Apesar da inundação do Rio Jacuí, muitos moradores da região das ilhas, em Porto Alegre, resistem a deixar suas casas, mesmo que provisoriamente. A reportagem de GZH acessou de barco, nesta quarta-feira (27), alguns pontos de difícil acesso. As residências mais baixas já haviam sido invadidas pela água, enquanto as mais elevadas eram ameaçadas pelo rio. Muitos moradores preferem se manter dentro de casa, até o último instante, com medo de que os pertences sejam levados por ladrões.
Na Ilha Grande dos Marinheiros, a água está praticamente na porta da residência da dona Maria, 78 anos, e do seu Jorge, 80. O casal de idosos tem esperança de que o nível do Jacuí não suba mais a ponto de tirá-los de casa. Enquanto isso não acontece, eles vão mudando de moradia em moradia, sempre para uma mais elevada. Em 2015, tudo ficou debaixo d'água.
— Passo por isso desde que eu nasci, me criei aqui na ilha. Tá tudo aqui no pátio — relata Maria Aneli Mendonça de Melo ao se referir às memórias da família.
Jorge está acamado. Teve seis acidentes vasculares cerebrais (AVCs), convive com a doença de Parkinson, entre outros problemas de saúde.
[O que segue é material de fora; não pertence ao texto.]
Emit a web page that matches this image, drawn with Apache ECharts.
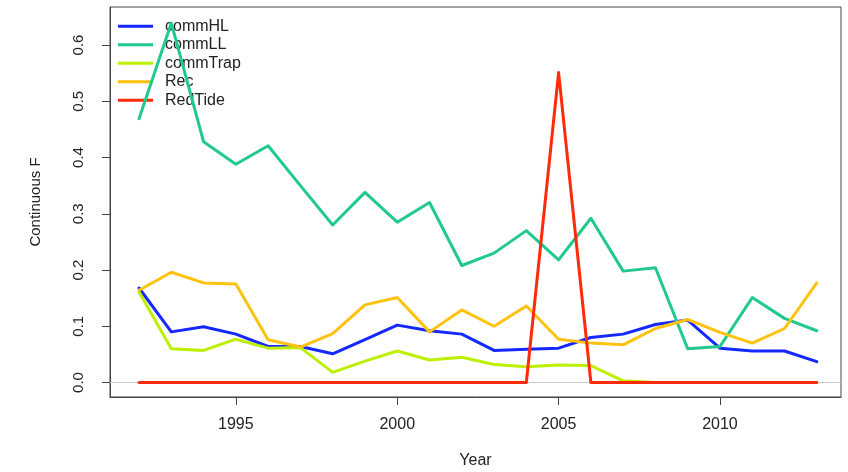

Acima dele, pendurado na parede da casa de madeira, um quadro com o santo que carrega o mesmo nome.
— Tô acostumado, é a vida, Deus quis assim. Mas é um viver brabo — diz emocionado.
Mudar de endereço não é algo que está nos planos do casal. Apesar dos transtornos em função das cheias, existe um grande apego pelo local onde construíram suas vidas. Seu Jorge e dona Maria prometem morar na Ilha Grande dos Marinheiros até o fim.
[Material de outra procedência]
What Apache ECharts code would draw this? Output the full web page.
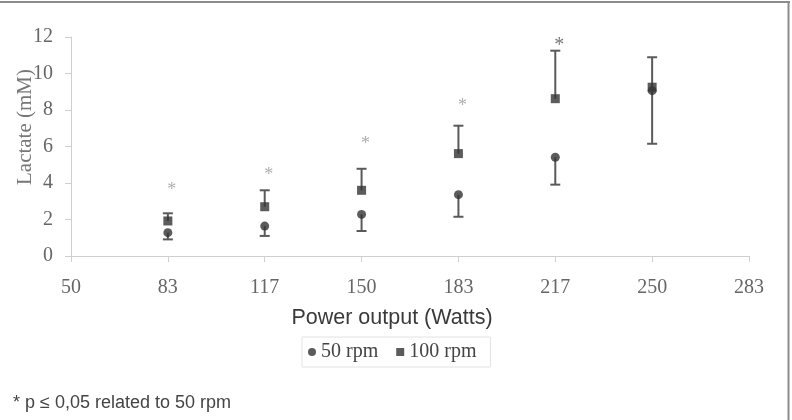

Na manhã desta quarta, o prefeito de Porto Alegre, Sebastião Melo, disse entender o medo de perder pertences que mantém as pessoas nas casas, mas afirmou que a prefeitura atuará para salvar vidas na região das ilhas.
— Se a água está chegando na casa e a pessoa não aceita, a orientação é que as pessoas devem ser acolhidas. Ou seja, "por favor, entra no barco, vocês não vão ficar aqui". Porque este momento é de salvar vidas — afirmou Melo, à Rádio Gaúcha.
O prefeito revelou que elabora um projeto de lei, que será enviado à Câmara de Vereadores, com um auxílio para que as pessoas adquiram novamente bens que sejam perdidos, como móveis.
A Defesa Civil de Porto Alegre informa que foram distribuídas centenas de cestas básicas no Arquipélago. No entanto, o ritmo de entregas no momento enfrenta uma dificuldade: o mesmo efetivo leva cestas atende ocorrências, fazendo resgates, por exemplo. O trabalho, então, deve se estender pelos próximos dias.
Contraste
A inundação que atinge o bairro Arquipélago, em Porto Alegre, chama atenção para os contrastes existentes na região. Ao mesmo tempo que é a região é uma das de maior vulnerabilidade social da Capital, ela abriga casas de alto padrão. Os moradores chamam a metade sul das ilhas de "parte rica".
Para o padre Rudimar Dal´Asta, que dá assistência aos moradores do Arquipélago e transformou a paróquia da Ilha da Pintada em abrigo público, o contexto agrava a invisibilidade de muitas pessoas vulneráveis na região.
— Existe uma visão meio conturbada. Dizem que o pessoal está "no meio dos ricos", isso é muito ruim, pois essas pessoas também precisam de cesta básica. Infelizmente, podemos dizer que essa é a uma parte um pouco esquecida. A gente se esforça para trazer um pouco de dignidade — diz o religioso.
Enquanto GZH reportava a situação registrada na Ilha Grande dos Marinheiros, moradores comemoravam a chegada do padre Rudimar, bastante popular na região. Só na parte sul da ilha, 235 famílias são assistidas pela paróquia em que ele atua.